# Do accelerometers rely on magnetism?

I'm reading some rules for a Mars-rover competition, and one of the rules says you are not allowed to use "Sensors that rely on the Earth’s magnetic field".

So my question is - do accelerometers (like this one) use the Earth's magnetic field?

No, accelerometers do not rely on the magnetic field of the Earth. Diagrammatic explanation of how inertia is used to measure acceleration. (Source)

As detailed here (own highlighting):

Conceptually, an accelerometer behaves as a damped mass on a spring. When the accelerometer experiences an acceleration, the mass is displaced to the point that the spring is able to accelerate the mass at the same rate as the casing. The displacement is then measured to give the acceleration. Hence, they work on the principle of inertia, not magnetism.
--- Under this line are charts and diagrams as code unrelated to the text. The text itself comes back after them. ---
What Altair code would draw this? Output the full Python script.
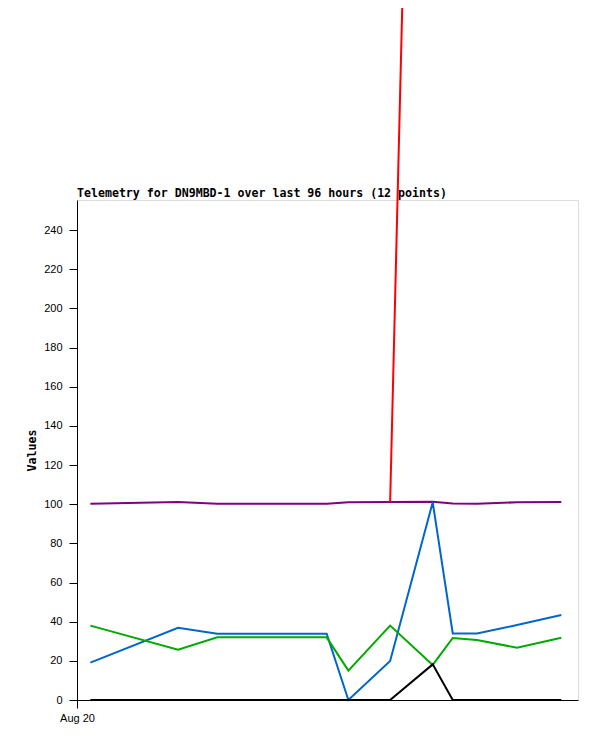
import altair as alt
import pandas as pd

title_text = "Telemetry for DN9MBD-1 over last 96 hours (12 points)"
times = [
    "2024-08-20T00:16:00Z", "2024-08-20T02:01:00Z", "2024-08-20T02:48:00Z",
    "2024-08-20T03:51:00Z", "2024-08-20T04:59:00Z", "2024-08-20T05:25:00Z",
    "2024-08-20T06:15:00Z", "2024-08-20T07:06:00Z", "2024-08-20T07:30:00Z",
    "2024-08-20T07:59:00Z", "2024-08-20T08:47:00Z", "2024-08-20T09:40:00Z",
]
purple = [100.2, 101.2, 100.3, 100.2, 100.2, 101.0, 101.2, 101.3, 100.4, 100.2, 101.0, 101.2]
red = [None, None, None, None, None, None, 101.0, 990.0, None, None, None, None]
blue = [19.1, 36.9, 33.9, 33.9, 33.9, 0.0, 19.9, 101.0, 34.0, 34.0, 38.3, 43.4]
green = [38.0, 25.7, 32.0, 32.0, 32.0, 15.0, 38.0, 17.9, 31.7, 30.6, 26.7, 31.8]
black = [0, 0, 0, 0, 0, 0, 0, 18.2, 0, 0, 0, 0]

series = [("purple", purple, "#800080"), ("red", red, "#ff0000"),
          ("blue", blue, "#0066cc"), ("green", green, "#00aa00"),
          ("black", black, "#000000")]

rows = []
for name, vals, _ in series:
    for t, v in zip(times, vals):
        if v is not None:
            rows.append({"t": t, "v": v, "s": name})
df = pd.DataFrame(rows)

x_dom = [alt.DateTime(year=2024, month=8, date=20, hours=0, utc=True),
         alt.DateTime(year=2024, month=8, date=20, hours=10, utc=True)]

mono = "DejaVu Sans Mono"

lines = alt.Chart(df).mark_line(strokeWidth=2, clip=False).encode(
    x=alt.X("t:T", title=None,
            scale=alt.Scale(type="utc", domain=x_dom),
            axis=alt.Axis(values=[alt.DateTime(year=2024, month=8, date=20, hours=0, utc=True)],
                          labelExpr="utcFormat(datum.value, '%b %d')",
                          labelAlign="center", labelFlush=False, grid=False,
                          tickSize=8, labelPadding=4, domainColor="#000000",
                          tickColor="#000000", labelFont="Liberation Sans",
                          labelFontSize=11, labelColor="#000000")),
    y=alt.Y("v:Q", title="Values",
            scale=alt.Scale(domain=[0, 255.4], nice=False, zero=True),
            axis=alt.Axis(values=list(range(0, 241, 20)), grid=False, tickSize=8,
                          labelPadding=7, domainColor="#000000", tickColor="#000000",
                          labelFont="Liberation Sans", labelFontSize=11,
                          labelColor="#000000", titleFont=mono, titleFontSize=11.6,
                          titleFontWeight="bold", titleColor="#000000", titlePadding=6)),
    color=alt.Color("s:N", legend=None,
                    scale=alt.Scale(domain=[s[0] for s in series],
                                    range=[s[2] for s in series])),
    order=alt.Order("t:T"),
    detail="s:N",
)

title_layer = alt.Chart(pd.DataFrame({"label": [title_text]})).mark_text(
    align="left", baseline="alphabetic", font=mono, fontSize=11.6,
    fontWeight="bold", color="#000000", clip=False,
).encode(x=alt.value(0), y=alt.value(-3), text="label:N")

chart = alt.layer(title_layer, lines).properties(
    width=501, height=500,
    autosize=alt.AutoSizeParams(type="none"),
    padding={"left": 69, "top": 192, "right": 10, "bottom": 30},
).configure_view(stroke="#444444", strokeWidth=1).configure(background="white")

chart.save("out.html", embed_options={"renderer": "svg", "actions": False})
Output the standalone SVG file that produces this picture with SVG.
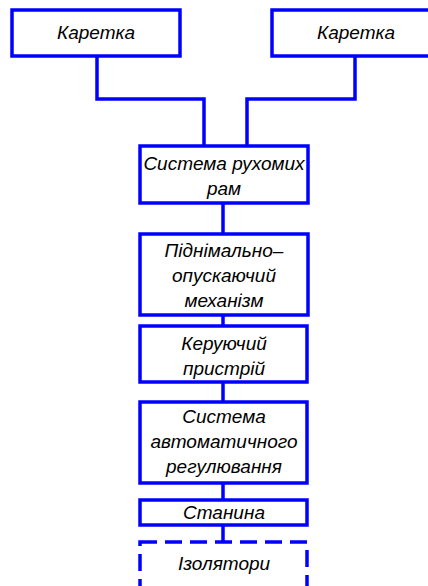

No, accelerometers do not use any magnetic fields to make measurements, they measure the deflection of a mass, which is proportional to the acceleration received (ADXL335 datasheet).

However, as you posted a link to the ADXL345 accelerometer, it is important to note that many commercial inertial measurement units which include accelerometers such as the ADXL345, may also include a magnetometer (e.g. the 9 Degrees of Freedom - Razor IMU) for use in tracking heading. These do not however rely on the Earth's magnetic field, they will estimate strength/direction of any magnetic field.

An accelerometer measures the force on a mass that is caused by inertia or the pull of gravity. The Earths magnetic field is not associated with inertia or gravity and is not used by an accelerometer. However, for the benefit of others looking at this question, many accelerometers use magnetism. But, they generate their own magnetic field and do not rely on the Earth. The output of these accelerometers is equivalent to the magnetic force required to hold a weight in a neutral position. A change in the motion of the accelerometer, or the pull of a gravity field, will try to move the weight. The magnetic field holding the weight is increased to hold the weight in position. The amount of energy required to generate the magnetic field is the output of the accelerometer.